The midfield enforcer turned in 30 league appearances in the 2010-11 season and was recognised as a vital cog in the centre of the pitch for Hearts in the early part of the last campaign. While his role in front of the back four as a 'destroyer' of opposition attacks may seem unspectacular, Mrowiec jokes that without him there as 'the glue', the midfield falls apart. Despite being said in jest, it's a reflection of the quiet effectiveness he carries in that position. "I like to play there," he said. "Nobody talks about you but you have to work for five people, so it's very hard work."

Mrowiec has established a reputation for such industry, and it was a grafting performance at Ibrox that drew the attention of Hearts. He stresses that the game, played three years ago when the rangy 6ft 1ins man wore the shirt of Kaunas and contributed greatly to a two-leg victory over Rangers in a Champions League upset, ignited his ambition to play in Scotland.
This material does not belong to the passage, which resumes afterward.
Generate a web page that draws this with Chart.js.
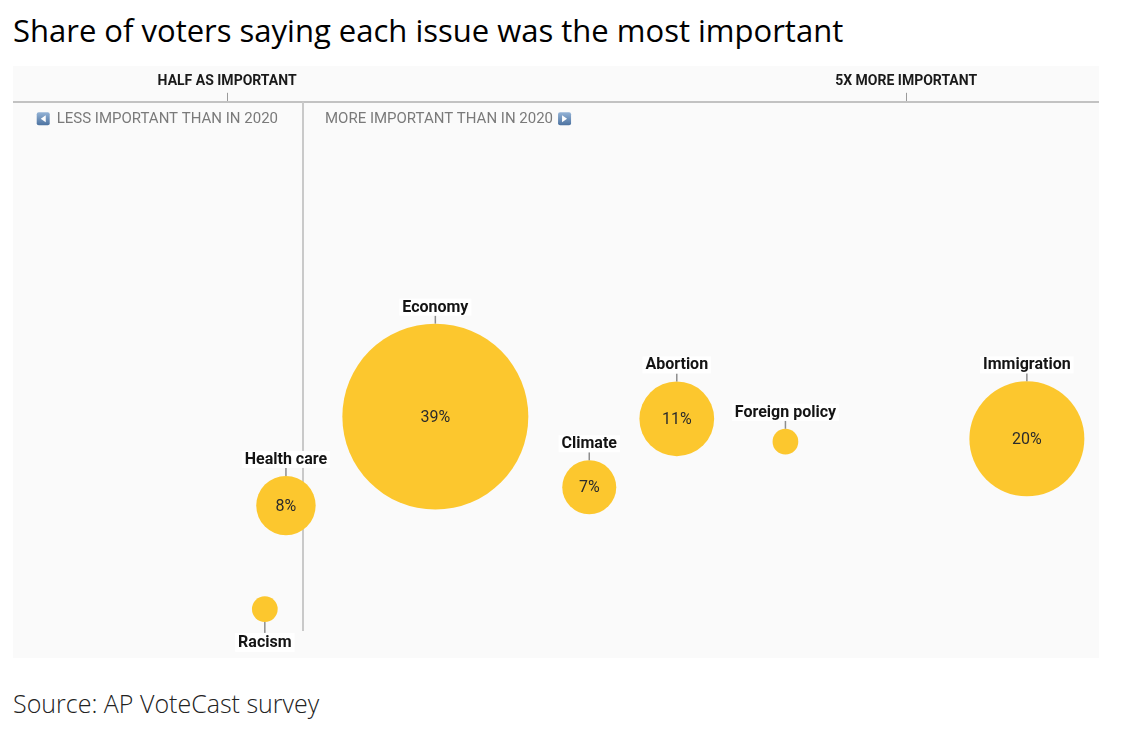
<!DOCTYPE html>
<html><head><meta charset="utf-8">
<script src="https://cdn.jsdelivr.net/npm/chart.js@4.4.1/dist/chart.umd.min.js"></script>
<style>
html,body{margin:0;padding:0;background:#fff;}
body{width:1137px;height:732px;position:relative;overflow:hidden;}
#title{position:absolute;left:13px;top:12px;font-family:"Open Sans";font-size:31px;line-height:36px;color:#000;white-space:nowrap;}
#panel{position:absolute;left:13px;top:66px;width:1086px;height:592px;background:#fafafa;}
#panel canvas{display:block;}
#source{position:absolute;left:13px;top:688px;font-family:"Open Sans";font-weight:300;font-size:25px;line-height:30px;color:#222;white-space:nowrap;}
</style></head><body>
<div id="title">Share of voters saying each issue was the most important</div>
<div id="panel"><canvas id="c"></canvas></div>
<div id="source">Source: AP VoteCast survey</div>
<script>
// ---- data ----
const issues      = ['Racism', 'Health care', 'Economy', 'Climate', 'Abortion', 'Foreign policy', 'Immigration'];
const shares      = [2.5, 8, 39, 7, 11, 2.5, 20];          // % of voters (unlabelled ones estimated from size)
const pctLabels   = ['', '8%', '39%', '7%', '11%', '', '20%'];
const changeRatio = [0.75, 0.89, 1.88, 2.9, 3.48, 4.2, 5.8]; // importance vs 2020 (x)
const rowPos      = [8.8, 27.4, 43.4, 30.7, 43.0, 38.9, 39.4]; // vertical spread (arbitrary units)
const tickValues  = [0.5, 5];
const tickLabels  = ['HALF AS IMPORTANT', '5X MORE IMPORTANT'];
const baselineRatio = 1;
const sideLabels  = ['LESS IMPORTANT THAN IN 2020', 'MORE IMPORTANT THAN IN 2020'];
const labelsBelow = ['Racism'];

// ---- styles ----
const BUBBLE = '#fcc72e';
const radiusFor = s => 6.65 * Math.pow(s, 0.72);

function drawIcon(ctx, x, y, dir){
  const s = 13;
  const g = ctx.createLinearGradient(x, y, x, y + s);
  g.addColorStop(0, '#94b3d6'); g.addColorStop(1, '#4c72a0');
  ctx.fillStyle = g;
  ctx.beginPath();
  if (ctx.roundRect) ctx.roundRect(x, y, s, s, 2); else ctx.rect(x, y, s, s);
  ctx.fill();
  ctx.fillStyle = '#fff';
  ctx.beginPath();
  if (dir === 'left') { ctx.moveTo(x + 9, y + 3); ctx.lineTo(x + 9, y + 10); ctx.lineTo(x + 4, y + 6.5); }
  else { ctx.moveTo(x + 4, y + 3); ctx.lineTo(x + 4, y + 10); ctx.lineTo(x + 9, y + 6.5); }
  ctx.closePath(); ctx.fill();
}

const annot = {
  id: 'annot',
  beforeDatasetsDraw(chart){
    const {ctx, chartArea, scales:{x}} = chart;
    const lx = Math.round(x.getPixelForValue(baselineRatio));
    ctx.save();
    ctx.strokeStyle = '#c9c9c9'; ctx.lineWidth = 2;
    ctx.beginPath(); ctx.moveTo(lx, chartArea.top); ctx.lineTo(lx, chartArea.bottom - 27); ctx.stroke();
    ctx.font = '15px Roboto'; ctx.fillStyle = '#7a7a7a'; ctx.textBaseline = 'middle';
    const cy = chartArea.top + 17;
    ctx.textAlign = 'right';
    ctx.fillText(sideLabels[0], lx - 25, cy);
    const w0 = ctx.measureText(sideLabels[0]).width;
    drawIcon(ctx, lx - 25 - w0 - 20, cy - 6.5, 'left');
    ctx.fillStyle = '#7a7a7a';
    ctx.textAlign = 'left';
    ctx.fillText(sideLabels[1], lx + 22, cy);
    const w1 = ctx.measureText(sideLabels[1]).width;
    drawIcon(ctx, lx + 22 + w1 + 5, cy - 6.5, 'right');
    ctx.restore();
  },
  afterDatasetsDraw(chart){
    const {ctx} = chart;
    const meta = chart.getDatasetMeta(0);
    ctx.save();
    meta.data.forEach((el, i) => {
      const r = el.options.radius;
      const cx = el.x, cy = el.y;
      if (pctLabels[i]) {
        ctx.font = '16px Roboto'; ctx.fillStyle = '#2b2b2b';
        ctx.textAlign = 'center'; ctx.textBaseline = 'middle';
        ctx.fillText(pctLabels[i], cx, cy + 1);
      }
      const below = labelsBelow.includes(issues[i]);
      ctx.font = 'bold 16px Roboto';
      const tw = ctx.measureText(issues[i]).width;
      let boxTop, lineFrom, lineTo, textY;
      if (below) {
        lineFrom = cy + r; lineTo = cy + r + 11; boxTop = lineTo; textY = boxTop + 9.5;
      } else {
        lineFrom = cy - r; lineTo = cy - r - 8; boxTop = lineTo - 17; textY = boxTop + 8.5;
      }
      ctx.strokeStyle = '#8d8d8d'; ctx.lineWidth = 1.5;
      ctx.beginPath(); ctx.moveTo(cx, lineFrom); ctx.lineTo(cx, lineTo); ctx.stroke();
      ctx.fillStyle = '#ffffff';
      ctx.fillRect(cx - tw / 2 - 3, boxTop, tw + 6, below ? 19 : 17);
      ctx.fillStyle = '#141414'; ctx.textAlign = 'center'; ctx.textBaseline = 'middle';
      ctx.fillText(issues[i], cx, textY + 0.5);
    });
    ctx.restore();
  }
};

new Chart(document.getElementById('c'), {
  type: 'bubble',
  data: {
    datasets: [{
      data: issues.map((n, i) => ({ x: changeRatio[i], y: rowPos[i], r: radiusFor(shares[i]) })),
      backgroundColor: BUBBLE,
      borderWidth: 0,
      hoverRadius: 0,
      clip: false
    }]
  },
  options: {
    responsive: true,
    maintainAspectRatio: false,
    animation: false,
    events: [],
    layout: { autoPadding: false, padding: { top: 4, left: 0, right: 0, bottom: 0 } },
    plugins: { legend: { display: false }, tooltip: { enabled: false } },
    scales: {
      x: {
        type: 'linear', position: 'top', min: -0.9188, max: 6.278,
        afterBuildTicks: s => { s.ticks = tickValues.map(v => ({ value: v })); },
        ticks: {
          callback: (v, idx) => tickLabels[idx],
          font: { family: 'Roboto', size: 14, weight: 'bold' },
          color: '#1a1a1a', padding: 3, maxRotation: 0, autoSkip: false
        },
        grid: { drawOnChartArea: false, drawTicks: true, tickLength: 9, color: '#9a9a9a', lineWidth: 1 },
        border: { display: true, color: '#c2c2c2', width: 2 }
      },
      y: { display: false, min: 0, max: 100 }
    }
  },
  plugins: [annot]
});
</script>
</body></html>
"I think this, because this was my visit in Scotland," he said. "For me, it's something new, coming to a stadium of 40,000. It's impressive. After I go to Tynecastle I see all these fans - 20,000 - and it's fantastic."

After winning an admirer in then-Hearts boss Csaba Laszlo, Mrowiec played ten games for Hearts after arriving in Edinburgh on loan during the 2008-09 season - an arrangement eased by Vladimir Romanov's controlling interest in both his parent club Kaunas and Hearts. The player remained on Hearts' radar thereafter and went on trial for Hearts at Jefferies' favourite Tuscan pre-season retreat, impressing sufficiently to win a three-year deal.

"Csaba Laszlo was here as coach and Kaunas played in the Champions League qualification against Rangers and Csaba came to watch me and he said 'okay, you can come'.